Sugar Cookies
Recipe type: Dessert
  • ¼ cup Spectrum organic shortening (or butter)
  • ¼ cup coconut oil (or butter)
  • ¾ cup sugar
  • 1 egg
  • ½ teaspoon vanilla or almond extract
  • 1 Tablespoon milk (I used almond milk)
  • 1 cup rice flour
  • ½ cup potato flour (not potato starch)
  • ½ teaspoon baking powder
  • ¼ teaspoon xanthan gum
  1. Cream together the shortening, coconut oil, and sugar.
  2. Add the egg, extract, and milk. Mix well.
  3. In a small bowl combine the dry ingredients, then add them to the ingredients in the mixing bowl. Mix together well.
  4. Use a spatula to scrape all the dough out of the bowl onto plastic wrap. Cover and chill for one hour.
  5. Preheat oven to 350°.
  6. Divide the dough in half and place on a pastry mat or silicone baking mat. Cover it with a piece of plastic wrap and roll to about ⅛ inch thickness.
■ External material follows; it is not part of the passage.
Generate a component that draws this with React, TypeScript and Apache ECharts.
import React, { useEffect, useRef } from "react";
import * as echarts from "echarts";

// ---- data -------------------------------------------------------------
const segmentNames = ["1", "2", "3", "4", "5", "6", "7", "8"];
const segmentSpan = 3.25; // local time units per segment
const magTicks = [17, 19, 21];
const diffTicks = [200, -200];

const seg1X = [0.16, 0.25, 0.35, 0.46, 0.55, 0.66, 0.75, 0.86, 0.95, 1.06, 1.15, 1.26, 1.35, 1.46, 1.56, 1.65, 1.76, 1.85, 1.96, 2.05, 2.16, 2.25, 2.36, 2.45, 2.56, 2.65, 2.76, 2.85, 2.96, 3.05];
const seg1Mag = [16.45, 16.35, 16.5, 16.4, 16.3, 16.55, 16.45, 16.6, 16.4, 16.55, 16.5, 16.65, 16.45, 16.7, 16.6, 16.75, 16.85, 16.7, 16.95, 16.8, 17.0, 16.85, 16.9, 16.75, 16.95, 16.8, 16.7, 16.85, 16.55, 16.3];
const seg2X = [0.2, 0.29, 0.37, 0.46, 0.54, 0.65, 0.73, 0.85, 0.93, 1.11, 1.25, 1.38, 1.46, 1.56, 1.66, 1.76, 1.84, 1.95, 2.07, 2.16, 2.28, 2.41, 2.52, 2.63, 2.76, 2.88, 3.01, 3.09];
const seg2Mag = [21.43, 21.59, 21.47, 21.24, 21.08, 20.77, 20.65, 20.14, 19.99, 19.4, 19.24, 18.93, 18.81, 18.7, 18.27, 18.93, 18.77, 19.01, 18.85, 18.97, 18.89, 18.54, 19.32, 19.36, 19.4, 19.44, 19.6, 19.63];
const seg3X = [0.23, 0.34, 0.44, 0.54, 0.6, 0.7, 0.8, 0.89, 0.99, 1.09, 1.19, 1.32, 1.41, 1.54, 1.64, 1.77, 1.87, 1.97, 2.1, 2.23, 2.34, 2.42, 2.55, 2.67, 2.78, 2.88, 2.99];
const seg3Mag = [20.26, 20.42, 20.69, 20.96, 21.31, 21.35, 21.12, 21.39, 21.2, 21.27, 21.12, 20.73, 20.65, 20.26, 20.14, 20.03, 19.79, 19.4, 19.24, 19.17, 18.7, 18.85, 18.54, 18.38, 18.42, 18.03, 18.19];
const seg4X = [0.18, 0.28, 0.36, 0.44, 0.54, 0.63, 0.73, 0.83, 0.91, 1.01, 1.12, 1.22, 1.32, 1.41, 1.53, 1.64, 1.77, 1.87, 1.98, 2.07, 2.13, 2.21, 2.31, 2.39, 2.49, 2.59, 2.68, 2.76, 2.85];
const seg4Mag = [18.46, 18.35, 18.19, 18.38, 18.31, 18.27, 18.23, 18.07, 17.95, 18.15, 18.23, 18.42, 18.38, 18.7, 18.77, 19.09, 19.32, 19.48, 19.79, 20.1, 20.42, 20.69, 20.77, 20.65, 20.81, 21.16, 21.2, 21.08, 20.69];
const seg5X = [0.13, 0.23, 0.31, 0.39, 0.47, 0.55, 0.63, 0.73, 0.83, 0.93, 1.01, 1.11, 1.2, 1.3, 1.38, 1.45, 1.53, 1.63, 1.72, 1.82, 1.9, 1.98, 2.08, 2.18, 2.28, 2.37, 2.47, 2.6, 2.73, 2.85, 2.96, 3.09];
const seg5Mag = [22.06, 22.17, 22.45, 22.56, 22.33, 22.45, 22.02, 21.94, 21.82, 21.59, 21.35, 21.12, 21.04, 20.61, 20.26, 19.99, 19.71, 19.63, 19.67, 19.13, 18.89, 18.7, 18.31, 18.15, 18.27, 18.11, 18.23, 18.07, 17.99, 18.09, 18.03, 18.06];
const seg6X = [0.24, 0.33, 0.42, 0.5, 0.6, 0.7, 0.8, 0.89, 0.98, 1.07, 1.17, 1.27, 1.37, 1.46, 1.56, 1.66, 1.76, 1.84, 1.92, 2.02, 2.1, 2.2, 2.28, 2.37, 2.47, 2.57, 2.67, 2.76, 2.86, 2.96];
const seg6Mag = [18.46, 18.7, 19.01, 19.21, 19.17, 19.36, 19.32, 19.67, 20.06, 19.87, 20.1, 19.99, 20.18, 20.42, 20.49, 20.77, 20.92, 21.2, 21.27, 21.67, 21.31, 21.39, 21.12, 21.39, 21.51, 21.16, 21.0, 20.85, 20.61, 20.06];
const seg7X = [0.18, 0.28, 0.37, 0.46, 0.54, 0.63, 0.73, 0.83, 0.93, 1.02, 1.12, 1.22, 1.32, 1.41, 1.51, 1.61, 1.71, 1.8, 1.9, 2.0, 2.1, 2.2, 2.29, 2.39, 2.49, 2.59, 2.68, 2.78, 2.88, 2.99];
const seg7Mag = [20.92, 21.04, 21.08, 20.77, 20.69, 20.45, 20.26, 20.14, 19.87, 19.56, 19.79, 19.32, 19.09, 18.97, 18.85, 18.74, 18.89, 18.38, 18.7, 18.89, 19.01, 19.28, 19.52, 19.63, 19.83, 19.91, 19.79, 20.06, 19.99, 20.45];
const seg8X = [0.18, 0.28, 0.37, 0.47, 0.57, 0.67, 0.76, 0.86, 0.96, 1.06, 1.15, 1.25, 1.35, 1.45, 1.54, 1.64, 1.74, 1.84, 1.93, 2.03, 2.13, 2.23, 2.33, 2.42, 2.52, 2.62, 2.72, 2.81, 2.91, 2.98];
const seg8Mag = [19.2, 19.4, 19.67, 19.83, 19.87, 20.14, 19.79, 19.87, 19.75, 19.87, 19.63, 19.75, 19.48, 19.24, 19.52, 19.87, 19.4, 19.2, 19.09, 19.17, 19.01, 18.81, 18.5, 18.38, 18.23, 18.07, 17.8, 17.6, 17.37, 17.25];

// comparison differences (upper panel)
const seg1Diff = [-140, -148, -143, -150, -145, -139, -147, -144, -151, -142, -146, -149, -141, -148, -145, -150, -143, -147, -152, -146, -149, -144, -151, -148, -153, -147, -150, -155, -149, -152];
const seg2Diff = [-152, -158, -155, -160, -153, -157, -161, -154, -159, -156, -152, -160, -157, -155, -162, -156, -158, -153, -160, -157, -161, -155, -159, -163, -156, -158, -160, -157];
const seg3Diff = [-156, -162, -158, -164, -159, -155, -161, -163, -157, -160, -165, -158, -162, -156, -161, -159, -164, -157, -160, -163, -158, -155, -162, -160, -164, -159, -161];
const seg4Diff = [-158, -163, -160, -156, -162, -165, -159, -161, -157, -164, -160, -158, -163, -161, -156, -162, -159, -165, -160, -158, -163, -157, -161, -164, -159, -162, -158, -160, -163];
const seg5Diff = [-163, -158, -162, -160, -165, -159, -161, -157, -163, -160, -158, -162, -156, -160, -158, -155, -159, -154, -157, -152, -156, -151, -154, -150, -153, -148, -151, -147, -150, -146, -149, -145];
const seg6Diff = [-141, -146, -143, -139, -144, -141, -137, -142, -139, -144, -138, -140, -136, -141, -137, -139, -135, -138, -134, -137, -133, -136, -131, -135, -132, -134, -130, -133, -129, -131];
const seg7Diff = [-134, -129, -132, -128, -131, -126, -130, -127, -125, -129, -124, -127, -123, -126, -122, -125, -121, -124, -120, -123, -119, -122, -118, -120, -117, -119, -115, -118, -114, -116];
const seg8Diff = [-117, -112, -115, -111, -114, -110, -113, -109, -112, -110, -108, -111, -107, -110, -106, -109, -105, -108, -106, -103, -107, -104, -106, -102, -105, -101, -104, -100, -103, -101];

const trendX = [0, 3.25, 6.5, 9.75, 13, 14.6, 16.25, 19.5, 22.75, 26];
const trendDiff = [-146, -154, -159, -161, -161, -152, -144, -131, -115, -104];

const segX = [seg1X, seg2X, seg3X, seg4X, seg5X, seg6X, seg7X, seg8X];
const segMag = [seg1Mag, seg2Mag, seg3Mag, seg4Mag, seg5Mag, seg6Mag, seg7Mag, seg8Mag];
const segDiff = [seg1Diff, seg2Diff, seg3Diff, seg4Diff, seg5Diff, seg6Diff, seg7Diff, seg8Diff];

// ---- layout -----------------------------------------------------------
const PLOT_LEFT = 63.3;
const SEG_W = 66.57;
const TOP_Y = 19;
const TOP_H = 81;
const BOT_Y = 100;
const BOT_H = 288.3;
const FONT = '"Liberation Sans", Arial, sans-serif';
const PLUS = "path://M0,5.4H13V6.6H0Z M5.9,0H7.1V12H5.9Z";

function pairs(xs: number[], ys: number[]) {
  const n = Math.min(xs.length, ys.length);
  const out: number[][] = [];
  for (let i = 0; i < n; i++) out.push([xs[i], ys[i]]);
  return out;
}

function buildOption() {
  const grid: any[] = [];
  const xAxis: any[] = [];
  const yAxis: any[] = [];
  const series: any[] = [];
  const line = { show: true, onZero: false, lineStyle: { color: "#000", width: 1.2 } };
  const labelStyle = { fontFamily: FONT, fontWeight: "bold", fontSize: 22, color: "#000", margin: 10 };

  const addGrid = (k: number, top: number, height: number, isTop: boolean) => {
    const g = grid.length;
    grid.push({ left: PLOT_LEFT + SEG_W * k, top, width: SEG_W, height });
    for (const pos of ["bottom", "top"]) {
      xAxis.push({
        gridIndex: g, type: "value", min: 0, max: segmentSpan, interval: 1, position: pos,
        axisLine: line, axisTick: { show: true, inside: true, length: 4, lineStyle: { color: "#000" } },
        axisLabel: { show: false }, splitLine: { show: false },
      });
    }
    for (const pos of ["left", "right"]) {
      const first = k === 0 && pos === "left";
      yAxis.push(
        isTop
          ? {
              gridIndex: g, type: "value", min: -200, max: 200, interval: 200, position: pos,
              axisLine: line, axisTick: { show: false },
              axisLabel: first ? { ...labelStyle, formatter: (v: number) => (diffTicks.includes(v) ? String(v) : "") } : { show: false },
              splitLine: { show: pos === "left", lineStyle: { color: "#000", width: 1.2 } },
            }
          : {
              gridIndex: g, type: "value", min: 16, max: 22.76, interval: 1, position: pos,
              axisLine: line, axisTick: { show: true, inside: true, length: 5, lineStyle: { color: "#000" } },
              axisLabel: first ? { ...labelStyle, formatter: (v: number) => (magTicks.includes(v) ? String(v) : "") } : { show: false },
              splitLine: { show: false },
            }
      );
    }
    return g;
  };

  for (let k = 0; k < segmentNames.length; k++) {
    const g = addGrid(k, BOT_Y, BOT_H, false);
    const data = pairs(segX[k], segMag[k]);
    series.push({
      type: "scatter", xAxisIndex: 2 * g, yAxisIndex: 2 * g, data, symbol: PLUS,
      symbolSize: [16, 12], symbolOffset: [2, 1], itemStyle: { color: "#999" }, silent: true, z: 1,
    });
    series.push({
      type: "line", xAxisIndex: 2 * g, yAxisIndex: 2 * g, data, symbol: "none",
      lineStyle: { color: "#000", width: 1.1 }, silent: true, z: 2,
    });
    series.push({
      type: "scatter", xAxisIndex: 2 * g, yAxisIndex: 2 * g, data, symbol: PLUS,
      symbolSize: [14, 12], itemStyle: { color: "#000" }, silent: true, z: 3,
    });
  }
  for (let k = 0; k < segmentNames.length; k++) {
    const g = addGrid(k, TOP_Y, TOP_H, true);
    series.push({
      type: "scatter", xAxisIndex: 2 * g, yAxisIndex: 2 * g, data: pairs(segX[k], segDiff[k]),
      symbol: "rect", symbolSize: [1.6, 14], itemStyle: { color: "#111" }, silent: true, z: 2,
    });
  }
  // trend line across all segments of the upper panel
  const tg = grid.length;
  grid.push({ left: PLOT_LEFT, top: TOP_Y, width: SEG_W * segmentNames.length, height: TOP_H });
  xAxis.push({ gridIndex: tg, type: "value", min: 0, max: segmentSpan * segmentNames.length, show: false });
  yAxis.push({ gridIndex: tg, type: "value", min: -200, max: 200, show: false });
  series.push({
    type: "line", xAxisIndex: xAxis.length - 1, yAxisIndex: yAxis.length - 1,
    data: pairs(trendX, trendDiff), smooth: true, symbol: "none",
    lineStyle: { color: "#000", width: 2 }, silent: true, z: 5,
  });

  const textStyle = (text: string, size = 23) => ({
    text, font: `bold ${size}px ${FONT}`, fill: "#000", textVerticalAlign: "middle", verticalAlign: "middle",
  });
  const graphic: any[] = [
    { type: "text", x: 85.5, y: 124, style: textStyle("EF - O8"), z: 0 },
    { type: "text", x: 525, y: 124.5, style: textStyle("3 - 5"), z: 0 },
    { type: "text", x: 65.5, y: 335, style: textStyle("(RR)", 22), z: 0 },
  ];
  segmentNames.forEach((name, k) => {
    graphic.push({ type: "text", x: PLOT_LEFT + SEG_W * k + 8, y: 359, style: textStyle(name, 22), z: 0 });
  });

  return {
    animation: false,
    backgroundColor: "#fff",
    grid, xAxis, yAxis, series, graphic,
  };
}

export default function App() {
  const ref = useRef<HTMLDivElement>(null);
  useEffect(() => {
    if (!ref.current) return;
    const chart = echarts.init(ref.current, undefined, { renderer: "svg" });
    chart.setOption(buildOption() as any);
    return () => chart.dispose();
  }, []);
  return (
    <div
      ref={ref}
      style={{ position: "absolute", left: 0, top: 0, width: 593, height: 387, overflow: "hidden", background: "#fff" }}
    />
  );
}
  7. Use cookie cutters to cut out dough shapes.
  8. Use a spatula to transfer the dough to an ungreased cookie sheet.
  9. Decorate with sprinkles if desired.
  10. Bake at 350° for 5 – 8 minutes (depending on thickness). Keep a close eye on them because the edges will brown quickly.
  11. Makes about 30 two-inch cookies.